The Woodbury, Minn., native earned a B.S. in business administration from DePaul University in Chicago. She considered becoming a music teacher but decided to pursue an academic career as a faculty member and research culturally based fraternities and sororities.
In her current position, Enanoza meets with students three days a week about their behavioral cases. Her responsibilities include notifying students that they need to meet with SJACS, which hears cases and assigns sanctions for infractions.
“Relaxing students so they will be open and honest is a challenge,” Enanoza said. “They’re very worried about what’s going to happen.”
When students arrive in her office, Enanoza uses the “challenge and support” counseling model.

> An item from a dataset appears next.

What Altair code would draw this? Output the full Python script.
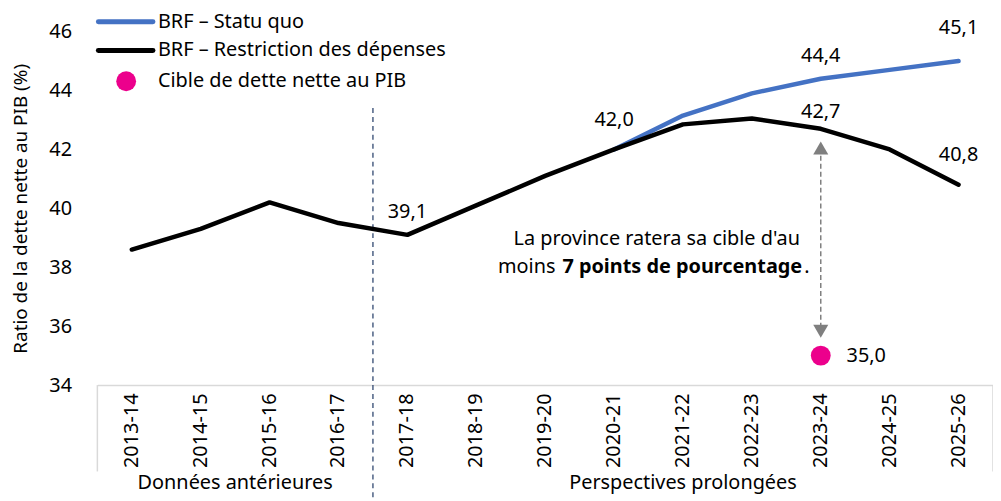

“When a student is worried that they might get suspended or [is] scared of the consequences, I tend to be more supportive because the student needs to be reassured that this isn’t a punitive office and that this should be taken as a learning opportunity,” she explained. “If a student doesn’t understand how his or her actions violated the student conduct code, I tend to be more challenging because the student needs to understand that he or she has to abide by the rules even if he or she doesn’t like it or agree with it.”
Enanoza is working on a project to assess the effectiveness of some of the sanctions imposed for behavioral issues.
One of the most common sanctions requires students to write an educational/reflective paper, which is graded on a 1-5 scale. Enanoza plans to review the essays, code the types of learning and lessons, and use this system to better assess the effectiveness of the papers as an educational tool.
Enanoza, who also sings in the USC Student Affairs Choir, enjoys steering students in the right direction at a critical crossroads in their college careers.
“I do really care about the students,” Enanoza said. “I feel like I’m helping them make a change.”